[Begin Input]

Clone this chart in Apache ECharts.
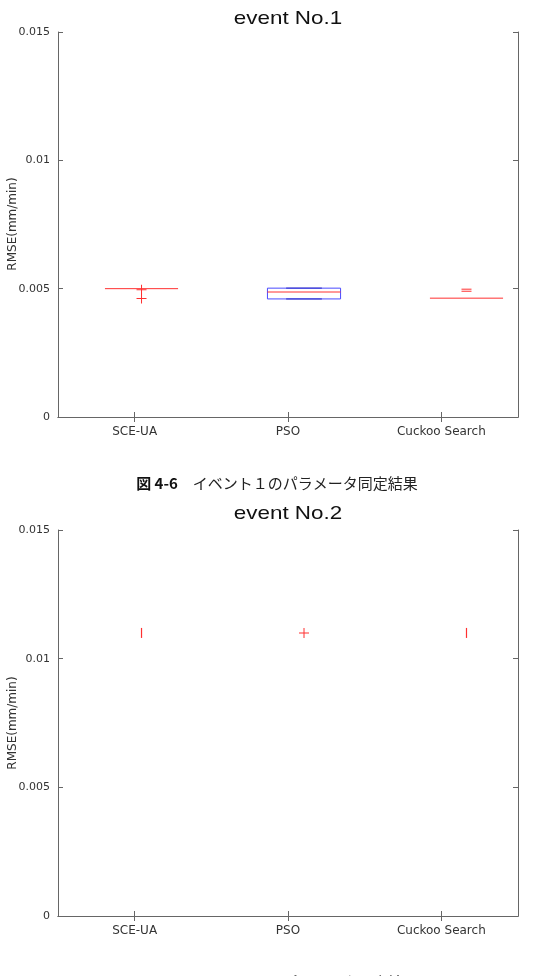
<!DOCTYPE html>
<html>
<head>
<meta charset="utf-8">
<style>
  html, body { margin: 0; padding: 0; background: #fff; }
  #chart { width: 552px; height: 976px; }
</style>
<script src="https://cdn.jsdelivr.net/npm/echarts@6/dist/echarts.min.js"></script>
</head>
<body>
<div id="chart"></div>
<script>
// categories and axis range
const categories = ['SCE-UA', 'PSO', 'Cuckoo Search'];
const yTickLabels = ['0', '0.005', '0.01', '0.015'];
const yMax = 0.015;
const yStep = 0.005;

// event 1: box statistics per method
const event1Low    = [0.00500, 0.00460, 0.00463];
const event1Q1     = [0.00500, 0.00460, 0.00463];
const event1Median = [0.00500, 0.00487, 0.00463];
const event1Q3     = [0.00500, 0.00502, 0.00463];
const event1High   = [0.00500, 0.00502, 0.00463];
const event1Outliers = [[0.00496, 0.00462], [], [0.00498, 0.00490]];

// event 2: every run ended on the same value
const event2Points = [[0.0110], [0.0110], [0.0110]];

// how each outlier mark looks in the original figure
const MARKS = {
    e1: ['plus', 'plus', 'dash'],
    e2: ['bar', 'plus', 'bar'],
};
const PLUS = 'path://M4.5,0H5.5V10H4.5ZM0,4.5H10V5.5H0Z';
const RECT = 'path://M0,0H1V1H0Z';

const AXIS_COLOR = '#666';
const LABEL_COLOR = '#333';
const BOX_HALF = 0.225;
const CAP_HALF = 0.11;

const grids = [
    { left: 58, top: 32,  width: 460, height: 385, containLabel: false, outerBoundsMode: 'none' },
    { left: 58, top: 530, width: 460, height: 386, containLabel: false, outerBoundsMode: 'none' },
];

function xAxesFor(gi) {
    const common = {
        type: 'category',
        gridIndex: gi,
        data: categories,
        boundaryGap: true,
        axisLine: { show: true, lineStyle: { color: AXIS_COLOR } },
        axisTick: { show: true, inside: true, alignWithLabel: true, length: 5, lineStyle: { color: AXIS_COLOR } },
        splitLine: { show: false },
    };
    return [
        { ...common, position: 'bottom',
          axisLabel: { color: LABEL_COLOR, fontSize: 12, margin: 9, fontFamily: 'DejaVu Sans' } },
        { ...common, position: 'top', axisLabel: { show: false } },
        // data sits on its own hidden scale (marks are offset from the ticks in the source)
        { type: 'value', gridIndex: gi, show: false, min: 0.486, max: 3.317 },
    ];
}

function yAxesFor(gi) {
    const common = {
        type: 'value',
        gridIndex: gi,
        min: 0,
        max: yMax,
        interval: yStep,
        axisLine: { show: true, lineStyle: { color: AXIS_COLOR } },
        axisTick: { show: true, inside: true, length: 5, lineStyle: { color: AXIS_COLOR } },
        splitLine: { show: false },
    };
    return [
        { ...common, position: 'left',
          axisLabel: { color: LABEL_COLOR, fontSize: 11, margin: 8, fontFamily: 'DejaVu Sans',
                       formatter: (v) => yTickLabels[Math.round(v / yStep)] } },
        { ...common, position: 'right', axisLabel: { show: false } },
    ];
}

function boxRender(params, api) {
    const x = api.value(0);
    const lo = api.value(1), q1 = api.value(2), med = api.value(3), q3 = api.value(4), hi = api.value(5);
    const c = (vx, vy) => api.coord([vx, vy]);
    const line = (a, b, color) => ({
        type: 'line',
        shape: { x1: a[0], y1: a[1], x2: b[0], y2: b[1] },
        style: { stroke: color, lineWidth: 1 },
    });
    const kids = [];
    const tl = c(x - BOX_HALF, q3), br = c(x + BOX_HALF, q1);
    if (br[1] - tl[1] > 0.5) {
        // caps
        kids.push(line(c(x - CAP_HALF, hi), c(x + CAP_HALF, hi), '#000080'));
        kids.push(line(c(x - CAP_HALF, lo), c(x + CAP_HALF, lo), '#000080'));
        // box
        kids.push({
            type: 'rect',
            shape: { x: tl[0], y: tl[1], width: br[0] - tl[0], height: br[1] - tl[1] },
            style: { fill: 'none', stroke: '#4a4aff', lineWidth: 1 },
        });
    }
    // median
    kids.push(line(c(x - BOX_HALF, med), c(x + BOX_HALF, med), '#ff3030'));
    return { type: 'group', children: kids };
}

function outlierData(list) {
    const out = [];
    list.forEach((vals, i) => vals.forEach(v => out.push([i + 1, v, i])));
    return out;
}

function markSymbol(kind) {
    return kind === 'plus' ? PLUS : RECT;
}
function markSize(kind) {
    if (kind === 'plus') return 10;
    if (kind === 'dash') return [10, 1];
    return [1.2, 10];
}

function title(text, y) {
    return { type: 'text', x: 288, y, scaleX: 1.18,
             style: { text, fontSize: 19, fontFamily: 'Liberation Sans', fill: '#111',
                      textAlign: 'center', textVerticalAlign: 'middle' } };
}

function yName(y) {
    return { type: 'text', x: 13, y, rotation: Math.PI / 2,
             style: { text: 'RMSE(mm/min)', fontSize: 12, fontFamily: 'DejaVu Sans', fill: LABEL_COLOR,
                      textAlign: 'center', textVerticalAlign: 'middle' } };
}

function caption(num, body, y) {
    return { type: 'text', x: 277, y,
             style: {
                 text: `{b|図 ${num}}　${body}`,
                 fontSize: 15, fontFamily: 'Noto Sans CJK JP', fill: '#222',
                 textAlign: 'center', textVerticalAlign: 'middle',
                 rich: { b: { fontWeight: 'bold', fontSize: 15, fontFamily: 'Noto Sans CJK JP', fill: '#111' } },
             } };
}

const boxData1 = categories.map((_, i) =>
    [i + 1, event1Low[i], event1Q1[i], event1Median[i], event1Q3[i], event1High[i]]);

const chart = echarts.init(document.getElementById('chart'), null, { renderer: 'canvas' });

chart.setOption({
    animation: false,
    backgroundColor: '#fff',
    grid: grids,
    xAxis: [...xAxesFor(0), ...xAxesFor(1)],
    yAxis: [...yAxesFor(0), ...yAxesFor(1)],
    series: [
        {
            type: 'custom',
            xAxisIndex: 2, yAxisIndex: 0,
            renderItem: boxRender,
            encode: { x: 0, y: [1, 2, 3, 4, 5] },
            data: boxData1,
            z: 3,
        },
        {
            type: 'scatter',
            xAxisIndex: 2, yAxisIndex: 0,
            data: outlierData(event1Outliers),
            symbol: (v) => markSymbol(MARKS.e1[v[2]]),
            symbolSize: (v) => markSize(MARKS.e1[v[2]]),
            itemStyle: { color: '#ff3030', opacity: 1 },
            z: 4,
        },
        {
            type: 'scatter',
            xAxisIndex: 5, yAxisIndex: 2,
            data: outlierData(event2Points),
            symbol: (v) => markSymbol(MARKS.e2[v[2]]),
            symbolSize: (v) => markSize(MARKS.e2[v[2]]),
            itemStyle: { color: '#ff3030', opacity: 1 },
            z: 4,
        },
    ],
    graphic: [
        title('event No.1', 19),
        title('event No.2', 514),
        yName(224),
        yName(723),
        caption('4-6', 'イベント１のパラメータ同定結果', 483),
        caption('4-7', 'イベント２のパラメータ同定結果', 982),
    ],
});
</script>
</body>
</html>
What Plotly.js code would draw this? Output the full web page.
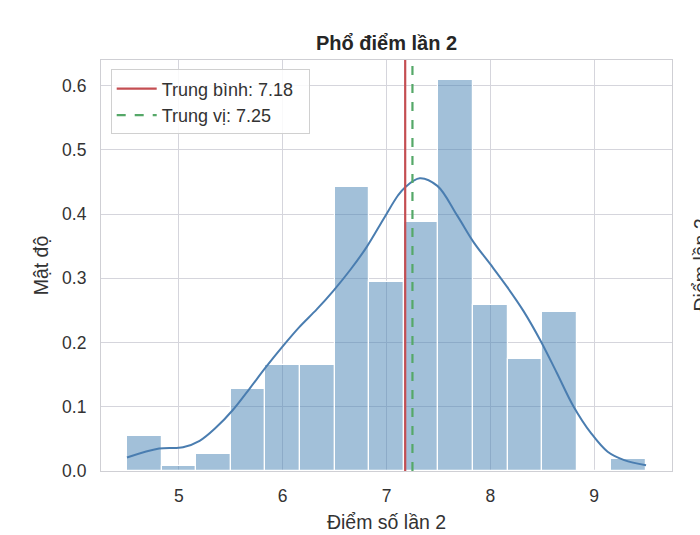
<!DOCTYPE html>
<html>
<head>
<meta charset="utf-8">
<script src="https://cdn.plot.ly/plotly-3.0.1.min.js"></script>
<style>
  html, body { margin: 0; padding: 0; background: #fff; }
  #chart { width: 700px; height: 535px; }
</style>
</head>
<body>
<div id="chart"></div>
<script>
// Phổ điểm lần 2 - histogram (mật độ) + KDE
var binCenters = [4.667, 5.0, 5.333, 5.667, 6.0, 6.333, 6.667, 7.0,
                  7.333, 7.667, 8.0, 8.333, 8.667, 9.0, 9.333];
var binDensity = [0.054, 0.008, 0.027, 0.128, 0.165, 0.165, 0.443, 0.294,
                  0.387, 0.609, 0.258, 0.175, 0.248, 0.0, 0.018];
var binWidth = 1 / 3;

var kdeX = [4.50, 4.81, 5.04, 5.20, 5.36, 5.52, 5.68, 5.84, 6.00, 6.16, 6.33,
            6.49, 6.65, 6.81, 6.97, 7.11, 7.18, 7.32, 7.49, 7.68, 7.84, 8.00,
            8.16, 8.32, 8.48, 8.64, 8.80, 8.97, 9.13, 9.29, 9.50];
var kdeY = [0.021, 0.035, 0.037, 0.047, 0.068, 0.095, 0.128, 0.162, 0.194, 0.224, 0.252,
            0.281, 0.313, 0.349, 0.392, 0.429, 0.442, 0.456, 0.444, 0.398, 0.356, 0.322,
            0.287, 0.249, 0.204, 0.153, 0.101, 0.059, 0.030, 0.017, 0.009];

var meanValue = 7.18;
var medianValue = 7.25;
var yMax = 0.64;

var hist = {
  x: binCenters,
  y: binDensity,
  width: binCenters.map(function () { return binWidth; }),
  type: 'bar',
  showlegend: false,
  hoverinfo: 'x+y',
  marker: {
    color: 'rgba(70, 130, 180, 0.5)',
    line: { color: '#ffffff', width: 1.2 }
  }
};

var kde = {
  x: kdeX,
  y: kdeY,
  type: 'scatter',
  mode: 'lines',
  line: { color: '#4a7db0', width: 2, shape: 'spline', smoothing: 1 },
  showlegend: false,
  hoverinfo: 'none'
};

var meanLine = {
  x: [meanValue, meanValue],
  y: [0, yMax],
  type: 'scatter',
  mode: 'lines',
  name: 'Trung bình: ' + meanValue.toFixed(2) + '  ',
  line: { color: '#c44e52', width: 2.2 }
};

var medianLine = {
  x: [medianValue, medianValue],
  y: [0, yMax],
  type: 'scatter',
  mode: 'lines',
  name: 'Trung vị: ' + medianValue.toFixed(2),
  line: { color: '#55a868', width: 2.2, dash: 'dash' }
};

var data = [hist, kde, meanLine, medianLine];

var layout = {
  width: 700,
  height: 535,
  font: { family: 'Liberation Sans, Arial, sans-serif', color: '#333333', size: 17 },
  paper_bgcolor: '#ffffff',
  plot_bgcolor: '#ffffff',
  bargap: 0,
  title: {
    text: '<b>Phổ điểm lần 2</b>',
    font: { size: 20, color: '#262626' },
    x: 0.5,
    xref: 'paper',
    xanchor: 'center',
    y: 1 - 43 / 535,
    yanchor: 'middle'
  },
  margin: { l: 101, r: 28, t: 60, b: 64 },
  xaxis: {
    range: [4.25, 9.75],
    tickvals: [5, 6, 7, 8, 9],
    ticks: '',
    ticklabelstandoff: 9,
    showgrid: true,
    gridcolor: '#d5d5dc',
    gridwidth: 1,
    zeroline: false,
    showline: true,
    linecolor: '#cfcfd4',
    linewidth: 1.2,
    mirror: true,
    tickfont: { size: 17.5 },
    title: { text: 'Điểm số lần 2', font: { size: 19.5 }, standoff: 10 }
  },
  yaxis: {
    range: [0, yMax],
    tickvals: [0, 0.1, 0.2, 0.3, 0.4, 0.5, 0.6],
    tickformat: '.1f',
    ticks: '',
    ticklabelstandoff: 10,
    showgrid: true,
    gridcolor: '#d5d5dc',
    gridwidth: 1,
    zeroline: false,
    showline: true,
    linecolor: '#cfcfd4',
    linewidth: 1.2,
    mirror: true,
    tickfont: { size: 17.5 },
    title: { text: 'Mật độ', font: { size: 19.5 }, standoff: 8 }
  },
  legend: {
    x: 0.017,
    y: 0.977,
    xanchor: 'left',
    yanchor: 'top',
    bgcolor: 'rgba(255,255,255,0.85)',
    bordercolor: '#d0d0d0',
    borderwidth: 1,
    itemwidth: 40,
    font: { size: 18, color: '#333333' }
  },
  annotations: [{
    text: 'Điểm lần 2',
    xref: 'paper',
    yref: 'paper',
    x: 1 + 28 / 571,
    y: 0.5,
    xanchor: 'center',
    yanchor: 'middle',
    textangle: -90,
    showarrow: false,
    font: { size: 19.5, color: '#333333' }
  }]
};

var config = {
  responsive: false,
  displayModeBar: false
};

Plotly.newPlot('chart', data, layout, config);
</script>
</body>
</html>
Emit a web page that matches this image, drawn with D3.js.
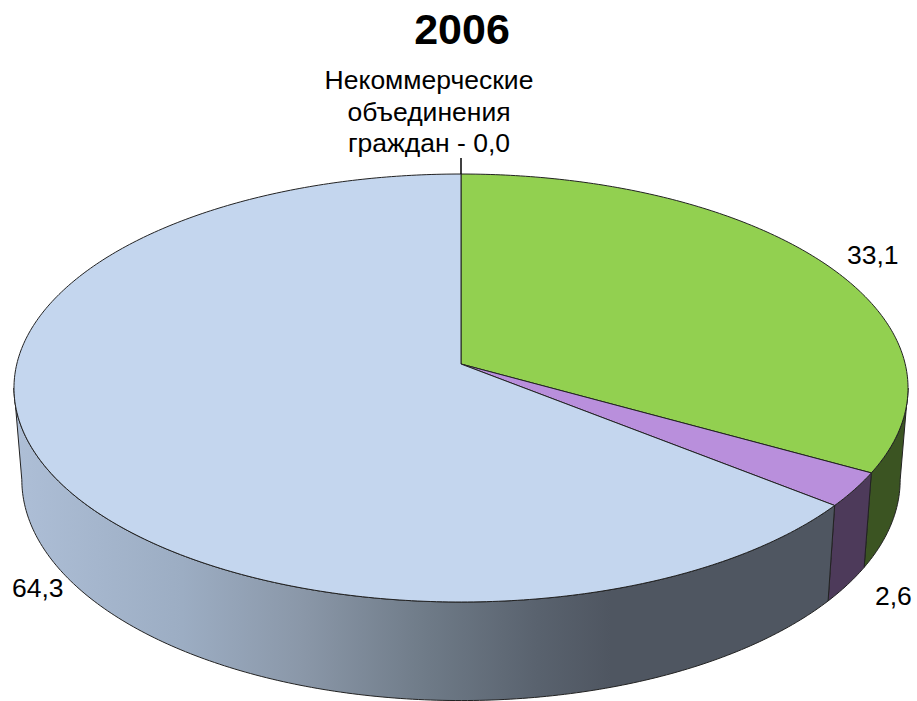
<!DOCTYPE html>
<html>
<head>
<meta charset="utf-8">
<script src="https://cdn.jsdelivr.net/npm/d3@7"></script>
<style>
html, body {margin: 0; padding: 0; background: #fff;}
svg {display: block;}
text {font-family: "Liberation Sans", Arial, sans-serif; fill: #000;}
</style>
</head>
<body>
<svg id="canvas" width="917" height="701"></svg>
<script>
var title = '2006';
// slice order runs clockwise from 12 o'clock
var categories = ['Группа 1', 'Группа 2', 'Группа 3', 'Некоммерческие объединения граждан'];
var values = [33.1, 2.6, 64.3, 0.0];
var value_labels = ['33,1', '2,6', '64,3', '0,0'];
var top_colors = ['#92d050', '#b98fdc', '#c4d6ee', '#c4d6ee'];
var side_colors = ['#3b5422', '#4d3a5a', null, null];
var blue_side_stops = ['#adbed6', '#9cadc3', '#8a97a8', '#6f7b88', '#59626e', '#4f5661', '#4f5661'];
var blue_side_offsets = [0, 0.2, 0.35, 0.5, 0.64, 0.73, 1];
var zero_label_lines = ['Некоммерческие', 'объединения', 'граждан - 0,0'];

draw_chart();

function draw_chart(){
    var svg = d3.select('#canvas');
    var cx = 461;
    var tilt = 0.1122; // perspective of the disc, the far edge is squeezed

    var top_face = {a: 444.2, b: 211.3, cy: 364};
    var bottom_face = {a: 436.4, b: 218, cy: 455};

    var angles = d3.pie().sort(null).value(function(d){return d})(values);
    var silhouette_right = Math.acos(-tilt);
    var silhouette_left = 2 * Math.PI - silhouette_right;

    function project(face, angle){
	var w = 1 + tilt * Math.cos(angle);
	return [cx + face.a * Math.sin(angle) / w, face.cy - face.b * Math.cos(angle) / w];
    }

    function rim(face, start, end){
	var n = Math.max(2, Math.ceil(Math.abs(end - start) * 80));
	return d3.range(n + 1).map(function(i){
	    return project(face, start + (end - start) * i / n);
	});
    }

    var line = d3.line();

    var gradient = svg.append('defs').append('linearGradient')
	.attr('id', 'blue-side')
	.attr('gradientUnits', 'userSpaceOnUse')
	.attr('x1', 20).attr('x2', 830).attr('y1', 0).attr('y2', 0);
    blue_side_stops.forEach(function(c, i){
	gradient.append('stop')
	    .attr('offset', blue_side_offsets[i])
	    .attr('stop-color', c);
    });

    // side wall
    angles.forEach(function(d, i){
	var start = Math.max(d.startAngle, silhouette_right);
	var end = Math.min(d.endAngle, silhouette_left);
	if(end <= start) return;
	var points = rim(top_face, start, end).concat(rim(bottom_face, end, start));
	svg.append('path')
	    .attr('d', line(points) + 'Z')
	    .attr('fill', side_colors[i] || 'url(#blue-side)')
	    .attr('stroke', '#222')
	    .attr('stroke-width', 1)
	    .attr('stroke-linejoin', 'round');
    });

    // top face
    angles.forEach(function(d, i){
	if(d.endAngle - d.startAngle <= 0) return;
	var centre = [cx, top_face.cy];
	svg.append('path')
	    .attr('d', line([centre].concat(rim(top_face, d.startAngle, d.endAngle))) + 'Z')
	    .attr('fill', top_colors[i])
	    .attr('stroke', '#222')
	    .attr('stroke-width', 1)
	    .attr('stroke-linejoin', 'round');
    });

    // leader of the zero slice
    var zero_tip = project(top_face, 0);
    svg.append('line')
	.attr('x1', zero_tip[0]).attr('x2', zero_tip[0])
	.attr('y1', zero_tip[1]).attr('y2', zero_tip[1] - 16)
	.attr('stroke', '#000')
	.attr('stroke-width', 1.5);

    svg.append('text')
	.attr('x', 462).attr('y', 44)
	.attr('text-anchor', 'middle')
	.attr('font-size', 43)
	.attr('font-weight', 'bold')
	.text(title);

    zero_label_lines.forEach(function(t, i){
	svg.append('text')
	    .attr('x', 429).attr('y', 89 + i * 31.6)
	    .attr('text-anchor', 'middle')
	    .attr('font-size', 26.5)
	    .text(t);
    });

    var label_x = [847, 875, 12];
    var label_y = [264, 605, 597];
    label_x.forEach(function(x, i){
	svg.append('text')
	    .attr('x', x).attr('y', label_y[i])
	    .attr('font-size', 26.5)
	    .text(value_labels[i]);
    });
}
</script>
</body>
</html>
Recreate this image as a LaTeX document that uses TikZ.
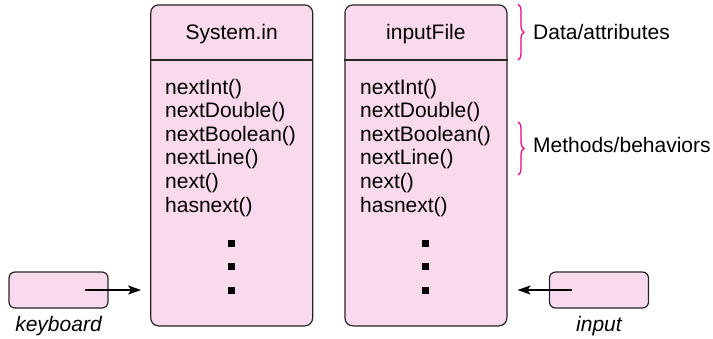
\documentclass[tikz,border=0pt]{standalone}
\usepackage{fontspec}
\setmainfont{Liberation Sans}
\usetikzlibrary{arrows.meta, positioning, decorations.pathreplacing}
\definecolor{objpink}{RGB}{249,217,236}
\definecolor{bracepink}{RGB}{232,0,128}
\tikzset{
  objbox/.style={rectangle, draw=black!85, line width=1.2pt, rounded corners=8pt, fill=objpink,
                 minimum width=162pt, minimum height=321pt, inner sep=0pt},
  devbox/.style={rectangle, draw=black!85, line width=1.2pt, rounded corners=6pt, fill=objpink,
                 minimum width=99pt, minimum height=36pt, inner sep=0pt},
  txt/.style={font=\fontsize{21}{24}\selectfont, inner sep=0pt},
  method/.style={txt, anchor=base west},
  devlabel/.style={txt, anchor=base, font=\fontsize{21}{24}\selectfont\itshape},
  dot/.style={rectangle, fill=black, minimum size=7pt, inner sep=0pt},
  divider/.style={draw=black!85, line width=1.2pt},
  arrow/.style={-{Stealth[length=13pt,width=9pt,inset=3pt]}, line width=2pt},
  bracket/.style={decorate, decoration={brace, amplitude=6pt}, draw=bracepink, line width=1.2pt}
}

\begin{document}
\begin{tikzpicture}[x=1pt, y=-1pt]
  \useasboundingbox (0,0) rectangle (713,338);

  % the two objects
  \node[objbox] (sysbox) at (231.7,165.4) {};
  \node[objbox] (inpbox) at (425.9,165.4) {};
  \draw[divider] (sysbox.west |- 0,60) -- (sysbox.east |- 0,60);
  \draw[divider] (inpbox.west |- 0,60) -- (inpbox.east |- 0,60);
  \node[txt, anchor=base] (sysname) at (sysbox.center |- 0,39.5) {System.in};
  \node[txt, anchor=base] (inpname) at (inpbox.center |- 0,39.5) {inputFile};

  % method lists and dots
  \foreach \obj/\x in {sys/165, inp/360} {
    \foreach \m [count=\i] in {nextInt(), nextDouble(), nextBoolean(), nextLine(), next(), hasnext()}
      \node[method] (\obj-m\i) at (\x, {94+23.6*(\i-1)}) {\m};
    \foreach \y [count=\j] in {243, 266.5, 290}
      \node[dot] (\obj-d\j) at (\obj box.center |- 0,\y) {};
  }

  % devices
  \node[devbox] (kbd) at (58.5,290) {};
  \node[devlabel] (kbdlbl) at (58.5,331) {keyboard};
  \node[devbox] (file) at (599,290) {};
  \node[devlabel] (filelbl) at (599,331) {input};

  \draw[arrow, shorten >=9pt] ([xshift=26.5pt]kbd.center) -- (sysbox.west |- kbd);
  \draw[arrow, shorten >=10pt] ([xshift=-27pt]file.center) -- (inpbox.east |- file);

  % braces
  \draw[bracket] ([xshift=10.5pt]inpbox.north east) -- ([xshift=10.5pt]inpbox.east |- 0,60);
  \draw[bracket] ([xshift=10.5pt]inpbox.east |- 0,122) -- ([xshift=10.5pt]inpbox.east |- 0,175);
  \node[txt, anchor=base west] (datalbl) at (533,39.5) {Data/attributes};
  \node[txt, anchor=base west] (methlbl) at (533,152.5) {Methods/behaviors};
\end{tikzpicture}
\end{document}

[End Input]

■ What the task asks ■
Write out every line from the entries where "that" appears.

■ Problem solution ■
Emit a web page that matches this image, drawn with D3.js.
Recreate this image as a LaTeX document that uses TikZ.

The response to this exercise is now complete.